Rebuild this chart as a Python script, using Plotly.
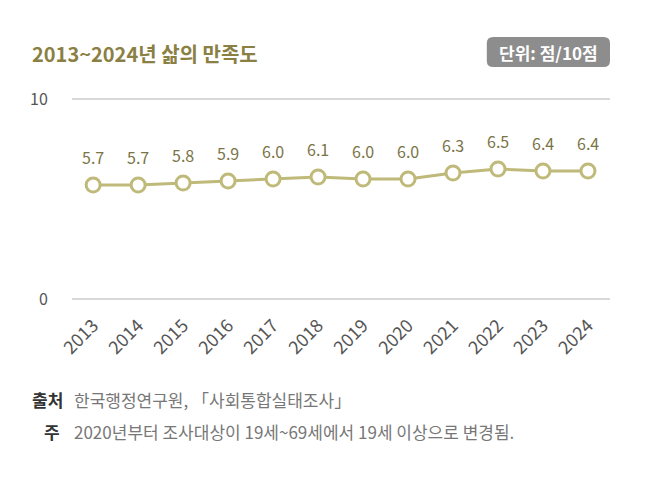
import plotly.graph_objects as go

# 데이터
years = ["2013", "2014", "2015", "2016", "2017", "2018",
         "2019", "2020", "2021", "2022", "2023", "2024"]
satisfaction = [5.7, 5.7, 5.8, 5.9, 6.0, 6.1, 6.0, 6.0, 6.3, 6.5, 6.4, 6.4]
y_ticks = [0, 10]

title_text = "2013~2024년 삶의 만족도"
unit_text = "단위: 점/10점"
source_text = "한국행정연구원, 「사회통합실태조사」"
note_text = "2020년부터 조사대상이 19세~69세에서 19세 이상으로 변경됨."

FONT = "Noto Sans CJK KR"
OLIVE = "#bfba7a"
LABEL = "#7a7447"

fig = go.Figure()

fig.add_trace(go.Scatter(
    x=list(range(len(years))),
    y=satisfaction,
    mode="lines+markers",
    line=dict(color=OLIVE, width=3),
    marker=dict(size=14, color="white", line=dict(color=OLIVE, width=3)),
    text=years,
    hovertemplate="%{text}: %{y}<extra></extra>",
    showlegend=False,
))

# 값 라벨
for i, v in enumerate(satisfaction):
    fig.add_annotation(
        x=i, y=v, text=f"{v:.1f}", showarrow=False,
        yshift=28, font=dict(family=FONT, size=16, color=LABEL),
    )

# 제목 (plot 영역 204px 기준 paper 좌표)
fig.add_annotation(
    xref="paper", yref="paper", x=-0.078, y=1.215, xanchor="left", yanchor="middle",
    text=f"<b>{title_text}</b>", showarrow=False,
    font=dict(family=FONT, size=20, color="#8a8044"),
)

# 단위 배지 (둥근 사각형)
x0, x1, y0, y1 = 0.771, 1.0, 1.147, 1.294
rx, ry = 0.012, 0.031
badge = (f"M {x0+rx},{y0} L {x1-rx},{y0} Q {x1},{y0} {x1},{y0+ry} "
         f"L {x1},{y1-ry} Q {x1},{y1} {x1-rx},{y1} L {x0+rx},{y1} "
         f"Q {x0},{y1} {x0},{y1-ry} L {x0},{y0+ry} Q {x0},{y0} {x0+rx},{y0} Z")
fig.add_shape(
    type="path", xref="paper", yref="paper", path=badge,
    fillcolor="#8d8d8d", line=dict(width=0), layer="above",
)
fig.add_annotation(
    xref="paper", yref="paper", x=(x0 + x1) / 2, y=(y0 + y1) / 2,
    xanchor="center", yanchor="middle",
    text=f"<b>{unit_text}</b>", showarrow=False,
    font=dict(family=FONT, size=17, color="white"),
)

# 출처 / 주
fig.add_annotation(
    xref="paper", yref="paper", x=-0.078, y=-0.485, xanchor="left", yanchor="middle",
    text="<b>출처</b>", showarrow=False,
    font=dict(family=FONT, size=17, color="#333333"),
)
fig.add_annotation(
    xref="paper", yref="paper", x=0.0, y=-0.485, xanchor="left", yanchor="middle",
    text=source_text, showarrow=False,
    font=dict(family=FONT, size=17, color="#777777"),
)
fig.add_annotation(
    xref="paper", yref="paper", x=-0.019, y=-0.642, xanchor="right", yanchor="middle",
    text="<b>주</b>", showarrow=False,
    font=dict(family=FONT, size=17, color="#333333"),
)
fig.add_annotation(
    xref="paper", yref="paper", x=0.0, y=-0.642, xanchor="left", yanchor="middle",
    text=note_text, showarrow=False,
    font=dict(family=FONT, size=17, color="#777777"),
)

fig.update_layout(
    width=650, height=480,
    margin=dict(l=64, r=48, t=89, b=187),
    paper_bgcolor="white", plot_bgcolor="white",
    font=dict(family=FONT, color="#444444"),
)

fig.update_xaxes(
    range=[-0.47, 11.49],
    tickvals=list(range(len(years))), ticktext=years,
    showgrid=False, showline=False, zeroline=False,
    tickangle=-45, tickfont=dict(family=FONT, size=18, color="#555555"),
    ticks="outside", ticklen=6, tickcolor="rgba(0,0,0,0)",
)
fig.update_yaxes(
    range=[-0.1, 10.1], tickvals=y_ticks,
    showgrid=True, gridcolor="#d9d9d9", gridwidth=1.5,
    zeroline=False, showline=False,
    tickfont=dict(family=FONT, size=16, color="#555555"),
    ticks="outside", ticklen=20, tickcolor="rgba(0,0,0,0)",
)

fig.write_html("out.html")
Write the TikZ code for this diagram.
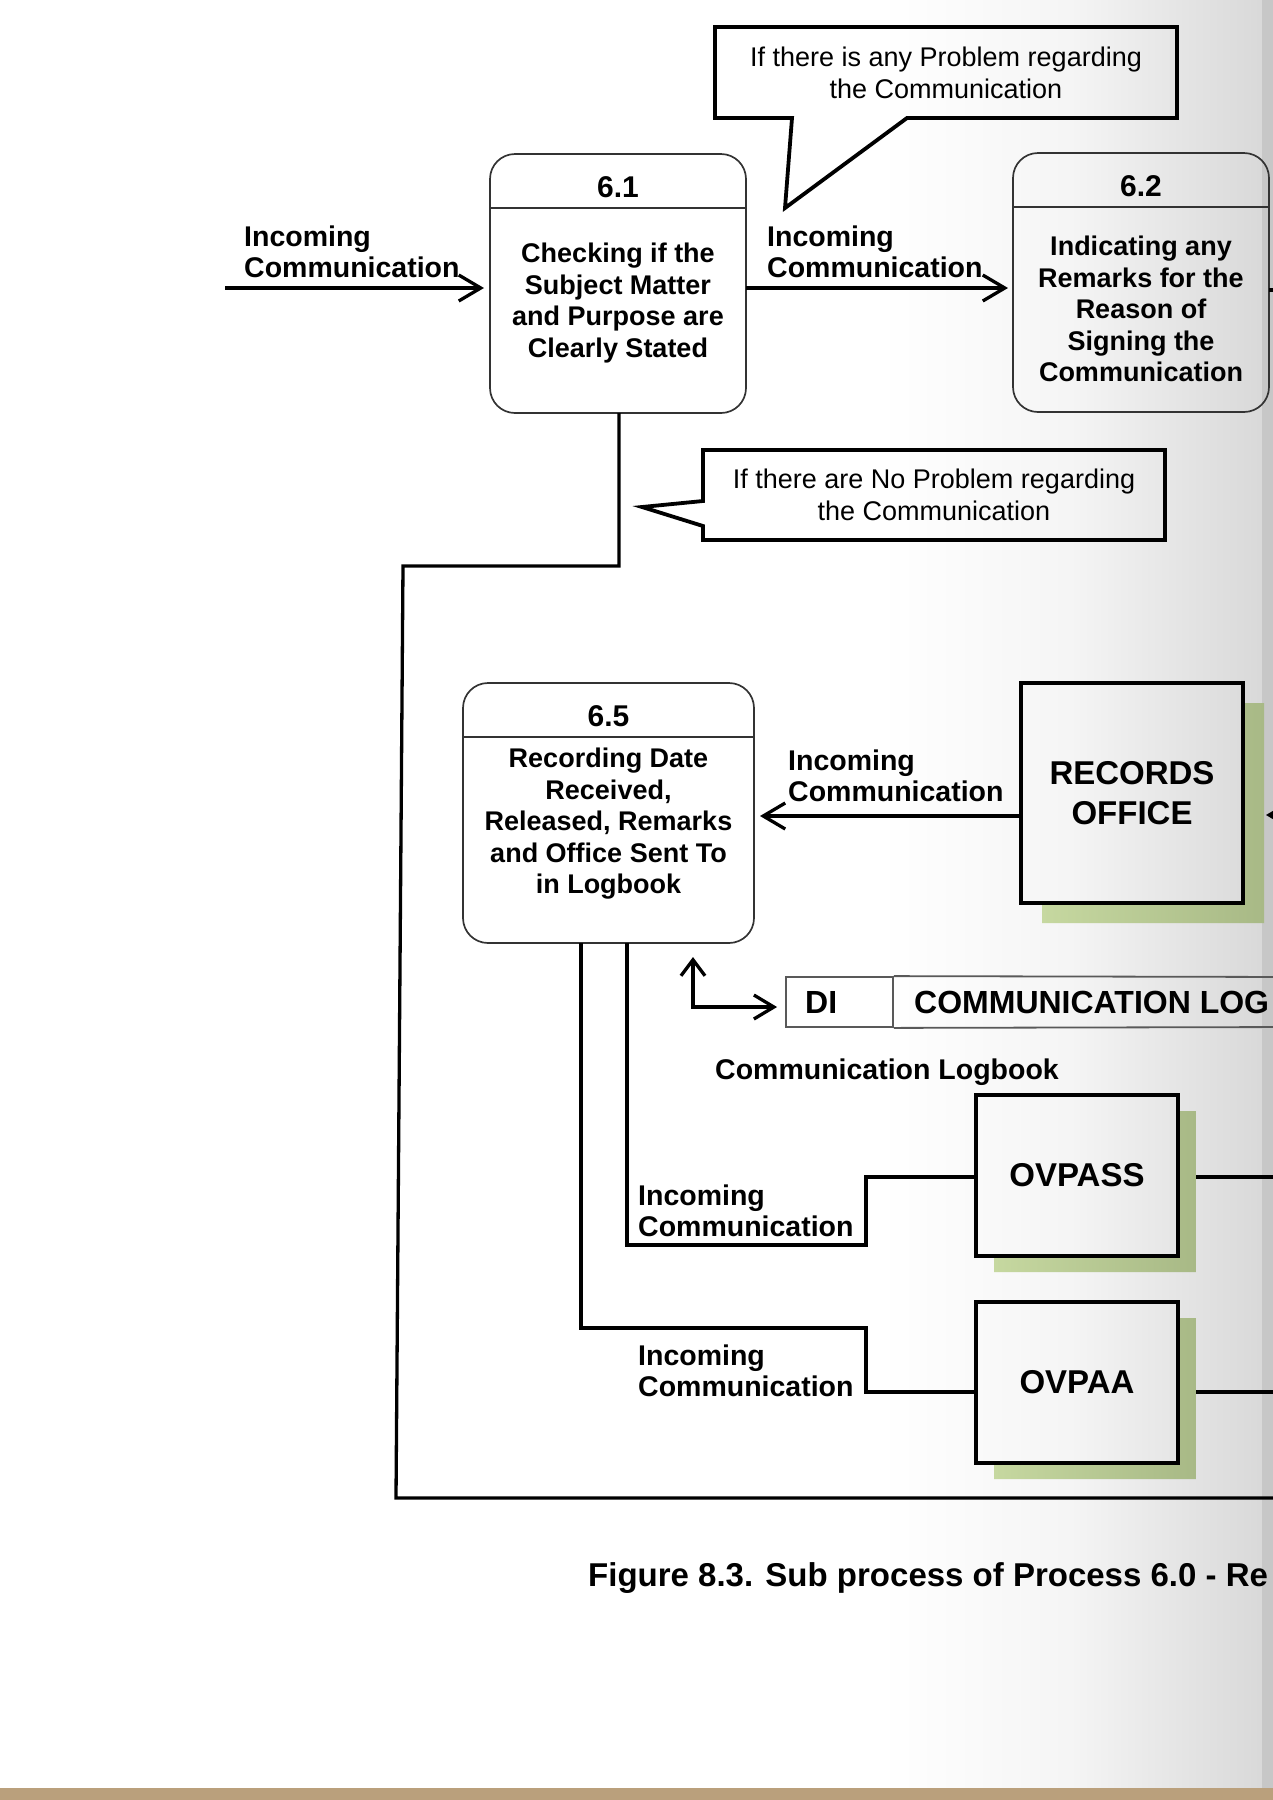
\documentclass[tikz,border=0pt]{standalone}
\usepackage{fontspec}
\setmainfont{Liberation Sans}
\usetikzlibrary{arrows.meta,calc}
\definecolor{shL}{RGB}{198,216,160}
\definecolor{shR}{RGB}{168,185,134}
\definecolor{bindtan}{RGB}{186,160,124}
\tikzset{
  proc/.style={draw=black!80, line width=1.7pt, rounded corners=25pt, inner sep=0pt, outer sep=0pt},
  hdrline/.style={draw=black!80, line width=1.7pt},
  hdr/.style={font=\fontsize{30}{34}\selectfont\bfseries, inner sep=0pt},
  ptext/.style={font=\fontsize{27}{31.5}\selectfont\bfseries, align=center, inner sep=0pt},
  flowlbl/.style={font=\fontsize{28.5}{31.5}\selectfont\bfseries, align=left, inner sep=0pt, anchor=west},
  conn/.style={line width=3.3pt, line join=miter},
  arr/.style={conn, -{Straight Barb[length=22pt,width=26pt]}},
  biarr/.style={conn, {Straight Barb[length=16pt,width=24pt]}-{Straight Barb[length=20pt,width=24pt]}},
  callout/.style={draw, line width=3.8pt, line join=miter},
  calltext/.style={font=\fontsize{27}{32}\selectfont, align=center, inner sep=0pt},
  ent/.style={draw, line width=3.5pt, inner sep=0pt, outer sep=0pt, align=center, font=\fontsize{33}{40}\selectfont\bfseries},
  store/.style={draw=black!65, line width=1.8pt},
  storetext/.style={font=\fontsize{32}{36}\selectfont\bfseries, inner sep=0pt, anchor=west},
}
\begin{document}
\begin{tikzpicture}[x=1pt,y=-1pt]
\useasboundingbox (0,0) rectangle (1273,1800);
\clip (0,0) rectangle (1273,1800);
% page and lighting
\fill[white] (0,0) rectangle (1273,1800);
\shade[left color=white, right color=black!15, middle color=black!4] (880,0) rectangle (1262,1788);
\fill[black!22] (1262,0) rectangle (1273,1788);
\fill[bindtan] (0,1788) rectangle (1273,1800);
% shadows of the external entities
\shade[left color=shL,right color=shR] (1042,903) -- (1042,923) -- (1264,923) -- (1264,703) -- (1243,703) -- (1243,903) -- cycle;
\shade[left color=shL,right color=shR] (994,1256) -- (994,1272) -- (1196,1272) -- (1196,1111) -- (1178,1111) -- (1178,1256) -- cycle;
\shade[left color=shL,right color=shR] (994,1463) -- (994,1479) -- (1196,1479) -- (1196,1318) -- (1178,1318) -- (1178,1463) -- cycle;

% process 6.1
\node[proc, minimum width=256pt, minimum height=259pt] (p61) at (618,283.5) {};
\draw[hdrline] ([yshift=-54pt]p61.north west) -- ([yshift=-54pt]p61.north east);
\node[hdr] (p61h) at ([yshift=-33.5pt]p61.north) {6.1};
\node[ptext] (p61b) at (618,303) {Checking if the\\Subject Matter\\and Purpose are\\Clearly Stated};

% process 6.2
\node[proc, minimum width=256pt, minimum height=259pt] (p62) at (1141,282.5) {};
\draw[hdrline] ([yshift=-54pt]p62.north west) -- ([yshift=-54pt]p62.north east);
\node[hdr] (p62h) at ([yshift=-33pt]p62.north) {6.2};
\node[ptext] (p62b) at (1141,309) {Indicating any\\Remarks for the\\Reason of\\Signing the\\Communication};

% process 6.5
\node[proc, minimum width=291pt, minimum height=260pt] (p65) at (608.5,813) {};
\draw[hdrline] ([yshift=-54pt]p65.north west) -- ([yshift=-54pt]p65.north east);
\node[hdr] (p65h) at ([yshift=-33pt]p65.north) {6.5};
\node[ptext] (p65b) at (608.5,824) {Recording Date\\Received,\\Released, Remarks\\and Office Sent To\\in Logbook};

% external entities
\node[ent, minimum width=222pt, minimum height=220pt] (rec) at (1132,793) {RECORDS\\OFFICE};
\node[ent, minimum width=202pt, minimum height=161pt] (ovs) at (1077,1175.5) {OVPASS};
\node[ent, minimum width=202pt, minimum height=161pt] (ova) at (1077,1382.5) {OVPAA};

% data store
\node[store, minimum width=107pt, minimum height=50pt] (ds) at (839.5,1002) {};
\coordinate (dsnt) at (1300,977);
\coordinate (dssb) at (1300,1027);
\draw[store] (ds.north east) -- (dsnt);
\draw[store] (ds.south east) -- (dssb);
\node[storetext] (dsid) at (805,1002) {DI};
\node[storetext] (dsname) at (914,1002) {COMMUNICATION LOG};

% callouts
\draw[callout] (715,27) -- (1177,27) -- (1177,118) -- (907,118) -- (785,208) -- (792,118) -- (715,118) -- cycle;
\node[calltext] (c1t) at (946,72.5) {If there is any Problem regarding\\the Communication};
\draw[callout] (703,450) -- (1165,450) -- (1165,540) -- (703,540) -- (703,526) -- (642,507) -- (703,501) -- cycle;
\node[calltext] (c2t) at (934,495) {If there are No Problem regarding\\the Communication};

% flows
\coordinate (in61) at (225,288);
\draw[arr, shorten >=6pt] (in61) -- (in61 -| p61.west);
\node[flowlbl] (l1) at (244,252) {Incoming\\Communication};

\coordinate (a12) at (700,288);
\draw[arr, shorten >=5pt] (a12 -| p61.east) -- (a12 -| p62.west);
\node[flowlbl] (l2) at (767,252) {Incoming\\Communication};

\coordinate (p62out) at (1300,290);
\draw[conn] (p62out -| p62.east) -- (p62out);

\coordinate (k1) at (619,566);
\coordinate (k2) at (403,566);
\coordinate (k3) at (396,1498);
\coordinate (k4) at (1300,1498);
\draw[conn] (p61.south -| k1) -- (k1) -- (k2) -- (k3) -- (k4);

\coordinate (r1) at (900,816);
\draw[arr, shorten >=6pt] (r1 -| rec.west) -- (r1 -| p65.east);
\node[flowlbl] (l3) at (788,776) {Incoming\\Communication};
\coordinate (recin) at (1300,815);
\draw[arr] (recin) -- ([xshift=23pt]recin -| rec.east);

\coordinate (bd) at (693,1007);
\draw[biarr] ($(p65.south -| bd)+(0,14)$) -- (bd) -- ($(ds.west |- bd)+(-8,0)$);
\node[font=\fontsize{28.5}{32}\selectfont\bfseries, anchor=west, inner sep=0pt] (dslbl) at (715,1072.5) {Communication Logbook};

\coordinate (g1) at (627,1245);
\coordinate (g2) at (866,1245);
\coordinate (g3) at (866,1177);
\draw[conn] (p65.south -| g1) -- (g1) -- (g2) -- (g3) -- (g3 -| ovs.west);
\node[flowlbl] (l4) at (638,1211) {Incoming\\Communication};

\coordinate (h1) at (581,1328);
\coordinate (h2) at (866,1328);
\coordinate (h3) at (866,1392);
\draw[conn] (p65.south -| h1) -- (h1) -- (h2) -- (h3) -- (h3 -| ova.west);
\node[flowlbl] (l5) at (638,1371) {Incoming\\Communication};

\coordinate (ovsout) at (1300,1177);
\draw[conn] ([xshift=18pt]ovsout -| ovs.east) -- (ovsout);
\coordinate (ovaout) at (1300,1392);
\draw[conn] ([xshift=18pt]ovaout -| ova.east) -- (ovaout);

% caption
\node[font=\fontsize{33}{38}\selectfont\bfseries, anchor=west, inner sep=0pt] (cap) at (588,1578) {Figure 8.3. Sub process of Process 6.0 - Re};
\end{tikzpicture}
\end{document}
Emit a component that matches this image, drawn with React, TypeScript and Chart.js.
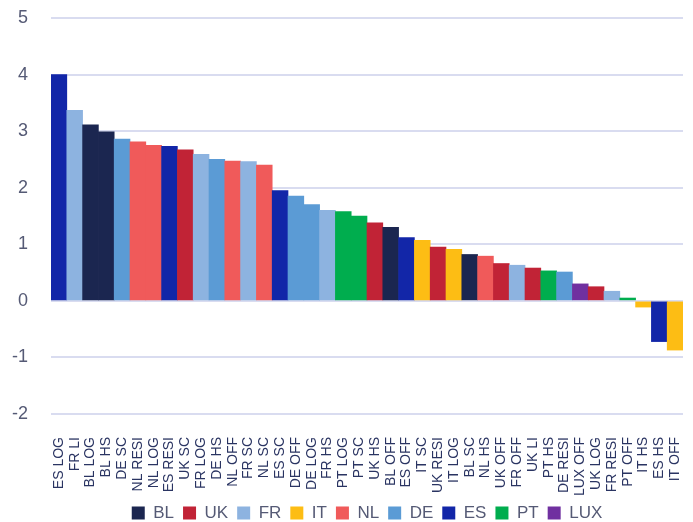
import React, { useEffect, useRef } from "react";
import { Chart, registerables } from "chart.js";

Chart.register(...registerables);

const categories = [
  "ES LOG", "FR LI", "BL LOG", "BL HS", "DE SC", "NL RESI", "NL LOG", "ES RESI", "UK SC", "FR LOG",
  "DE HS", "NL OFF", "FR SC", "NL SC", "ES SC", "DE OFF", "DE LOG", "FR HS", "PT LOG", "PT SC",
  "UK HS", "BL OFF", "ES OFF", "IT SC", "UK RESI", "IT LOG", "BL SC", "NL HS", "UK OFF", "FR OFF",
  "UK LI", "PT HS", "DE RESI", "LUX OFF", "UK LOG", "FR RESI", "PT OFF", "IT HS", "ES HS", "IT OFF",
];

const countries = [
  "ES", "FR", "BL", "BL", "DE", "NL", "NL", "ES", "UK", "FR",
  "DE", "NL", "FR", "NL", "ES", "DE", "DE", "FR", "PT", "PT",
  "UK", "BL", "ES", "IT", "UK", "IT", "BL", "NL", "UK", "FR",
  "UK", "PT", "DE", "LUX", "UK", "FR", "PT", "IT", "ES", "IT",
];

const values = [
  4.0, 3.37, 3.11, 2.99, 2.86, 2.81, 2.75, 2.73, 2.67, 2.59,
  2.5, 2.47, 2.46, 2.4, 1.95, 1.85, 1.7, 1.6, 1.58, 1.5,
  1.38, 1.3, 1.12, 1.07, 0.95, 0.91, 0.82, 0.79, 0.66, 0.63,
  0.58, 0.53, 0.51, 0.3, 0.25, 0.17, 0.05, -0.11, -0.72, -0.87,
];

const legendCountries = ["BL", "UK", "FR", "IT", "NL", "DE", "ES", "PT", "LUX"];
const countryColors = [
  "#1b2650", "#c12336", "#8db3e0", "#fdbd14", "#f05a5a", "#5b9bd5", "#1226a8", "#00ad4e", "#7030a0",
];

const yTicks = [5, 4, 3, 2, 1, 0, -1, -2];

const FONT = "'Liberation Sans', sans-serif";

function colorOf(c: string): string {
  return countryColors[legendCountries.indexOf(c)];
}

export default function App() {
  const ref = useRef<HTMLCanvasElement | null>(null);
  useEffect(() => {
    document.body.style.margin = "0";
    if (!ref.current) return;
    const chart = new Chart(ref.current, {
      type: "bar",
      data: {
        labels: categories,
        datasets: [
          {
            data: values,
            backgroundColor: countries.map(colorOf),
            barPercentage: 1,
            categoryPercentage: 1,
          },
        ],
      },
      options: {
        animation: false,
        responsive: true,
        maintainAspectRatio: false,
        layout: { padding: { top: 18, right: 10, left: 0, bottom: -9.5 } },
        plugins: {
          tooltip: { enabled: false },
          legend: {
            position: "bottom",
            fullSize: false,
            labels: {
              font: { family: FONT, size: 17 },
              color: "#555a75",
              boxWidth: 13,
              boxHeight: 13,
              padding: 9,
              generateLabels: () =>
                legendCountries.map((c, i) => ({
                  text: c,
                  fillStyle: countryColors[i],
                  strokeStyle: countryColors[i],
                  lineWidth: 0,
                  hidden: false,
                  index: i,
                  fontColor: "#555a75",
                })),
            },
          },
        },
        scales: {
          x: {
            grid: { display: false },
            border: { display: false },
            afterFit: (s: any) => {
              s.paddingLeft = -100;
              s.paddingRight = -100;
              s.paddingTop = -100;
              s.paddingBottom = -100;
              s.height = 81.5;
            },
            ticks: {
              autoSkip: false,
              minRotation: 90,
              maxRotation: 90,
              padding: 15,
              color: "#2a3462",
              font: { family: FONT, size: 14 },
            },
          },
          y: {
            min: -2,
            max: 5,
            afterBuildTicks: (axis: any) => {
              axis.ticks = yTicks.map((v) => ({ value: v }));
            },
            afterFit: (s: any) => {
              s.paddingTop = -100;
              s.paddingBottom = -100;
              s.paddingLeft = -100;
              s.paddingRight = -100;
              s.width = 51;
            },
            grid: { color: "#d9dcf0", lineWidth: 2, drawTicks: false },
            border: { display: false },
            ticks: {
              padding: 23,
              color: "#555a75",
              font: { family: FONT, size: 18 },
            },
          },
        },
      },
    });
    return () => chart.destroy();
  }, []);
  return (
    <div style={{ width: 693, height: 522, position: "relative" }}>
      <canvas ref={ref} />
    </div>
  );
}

::::::::

## Task details
Pictures stay out. Repeat only the lines from the beginning of the data through the line that has "fig = go.Figure()".

## Solution
Rebuild this chart as a Python script, using Plotly.
import plotly.graph_objects as go

# 데이터
years = ["2013", "2014", "2015", "2016", "2017", "2018",
         "2019", "2020", "2021", "2022", "2023", "2024"]
satisfaction = [5.7, 5.7, 5.8, 5.9, 6.0, 6.1, 6.0, 6.0, 6.3, 6.5, 6.4, 6.4]
y_ticks = [0, 10]

title_text = "2013~2024년 삶의 만족도"
unit_text = "단위: 점/10점"
source_text = "한국행정연구원, 「사회통합실태조사」"
note_text = "2020년부터 조사대상이 19세~69세에서 19세 이상으로 변경됨."

FONT = "Noto Sans CJK KR"
OLIVE = "#bfba7a"
LABEL = "#7a7447"

fig = go.Figure()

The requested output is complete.